**** Information provided ****

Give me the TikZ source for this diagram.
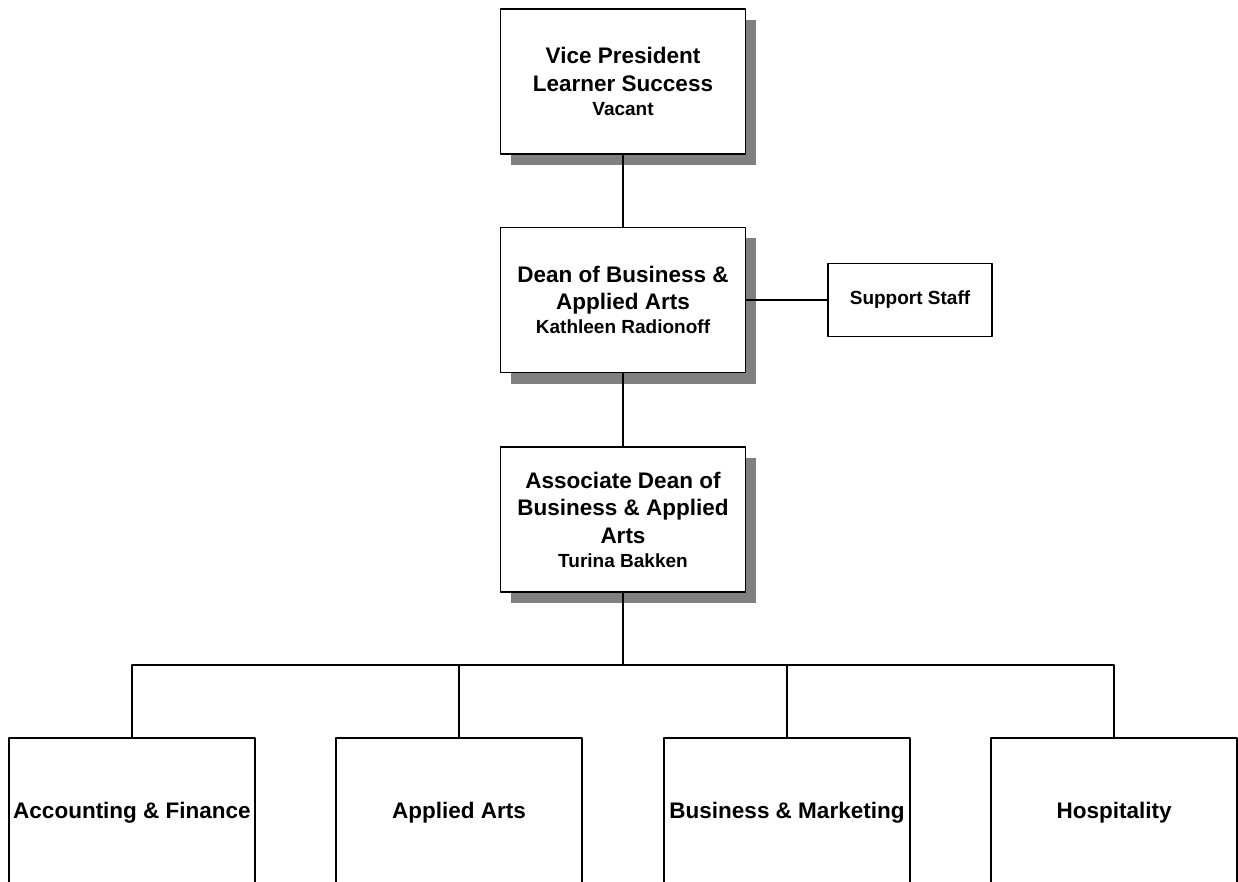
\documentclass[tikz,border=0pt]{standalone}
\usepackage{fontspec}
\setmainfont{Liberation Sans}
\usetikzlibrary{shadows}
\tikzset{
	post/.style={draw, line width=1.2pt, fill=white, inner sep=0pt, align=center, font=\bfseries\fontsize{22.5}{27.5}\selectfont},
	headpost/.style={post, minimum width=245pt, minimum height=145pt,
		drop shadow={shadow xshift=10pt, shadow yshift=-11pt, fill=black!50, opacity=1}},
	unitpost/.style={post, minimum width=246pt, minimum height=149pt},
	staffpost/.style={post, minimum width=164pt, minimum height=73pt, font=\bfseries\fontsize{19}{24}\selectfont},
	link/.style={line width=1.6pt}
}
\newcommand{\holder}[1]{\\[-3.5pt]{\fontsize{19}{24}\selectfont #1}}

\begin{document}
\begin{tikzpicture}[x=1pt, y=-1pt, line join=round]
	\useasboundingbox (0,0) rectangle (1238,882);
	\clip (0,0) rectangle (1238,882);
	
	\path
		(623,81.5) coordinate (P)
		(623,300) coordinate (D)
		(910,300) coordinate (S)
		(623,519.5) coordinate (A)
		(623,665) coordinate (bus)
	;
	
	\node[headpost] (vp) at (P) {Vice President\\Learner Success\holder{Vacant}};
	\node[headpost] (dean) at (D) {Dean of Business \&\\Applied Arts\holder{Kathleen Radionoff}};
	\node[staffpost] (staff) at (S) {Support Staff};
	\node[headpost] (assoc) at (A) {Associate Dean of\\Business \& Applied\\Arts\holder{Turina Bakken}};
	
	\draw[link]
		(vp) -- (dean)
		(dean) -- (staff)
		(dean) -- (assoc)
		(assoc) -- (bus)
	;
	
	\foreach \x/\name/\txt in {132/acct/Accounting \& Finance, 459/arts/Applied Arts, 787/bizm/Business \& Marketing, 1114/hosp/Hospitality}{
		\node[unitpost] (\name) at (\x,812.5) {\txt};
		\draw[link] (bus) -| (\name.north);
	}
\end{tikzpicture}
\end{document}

****

* _Job_
Reproduce the whole listing exactly, but not the images in it.

* _Exercise output_
Give me the TikZ source for this diagram.
\documentclass[tikz,border=0pt]{standalone}
\usepackage{fontspec}
\setmainfont{Liberation Sans}
\usetikzlibrary{shadows}
\tikzset{
	post/.style={draw, line width=1.2pt, fill=white, inner sep=0pt, align=center, font=\bfseries\fontsize{22.5}{27.5}\selectfont},
	headpost/.style={post, minimum width=245pt, minimum height=145pt,
		drop shadow={shadow xshift=10pt, shadow yshift=-11pt, fill=black!50, opacity=1}},
	unitpost/.style={post, minimum width=246pt, minimum height=149pt},
	staffpost/.style={post, minimum width=164pt, minimum height=73pt, font=\bfseries\fontsize{19}{24}\selectfont},
	link/.style={line width=1.6pt}
}
\newcommand{\holder}[1]{\\[-3.5pt]{\fontsize{19}{24}\selectfont #1}}

\begin{document}
\begin{tikzpicture}[x=1pt, y=-1pt, line join=round]
	\useasboundingbox (0,0) rectangle (1238,882);
	\clip (0,0) rectangle (1238,882);
	
	\path
		(623,81.5) coordinate (P)
		(623,300) coordinate (D)
		(910,300) coordinate (S)
		(623,519.5) coordinate (A)
		(623,665) coordinate (bus)
	;
	
	\node[headpost] (vp) at (P) {Vice President\\Learner Success\holder{Vacant}};
	\node[headpost] (dean) at (D) {Dean of Business \&\\Applied Arts\holder{Kathleen Radionoff}};
	\node[staffpost] (staff) at (S) {Support Staff};
	\node[headpost] (assoc) at (A) {Associate Dean of\\Business \& Applied\\Arts\holder{Turina Bakken}};
	
	\draw[link]
		(vp) -- (dean)
		(dean) -- (staff)
		(dean) -- (assoc)
		(assoc) -- (bus)
	;
	
	\foreach \x/\name/\txt in {132/acct/Accounting \& Finance, 459/arts/Applied Arts, 787/bizm/Business \& Marketing, 1114/hosp/Hospitality}{
		\node[unitpost] (\name) at (\x,812.5) {\txt};
		\draw[link] (bus) -| (\name.north);
	}
\end{tikzpicture}
\end{document}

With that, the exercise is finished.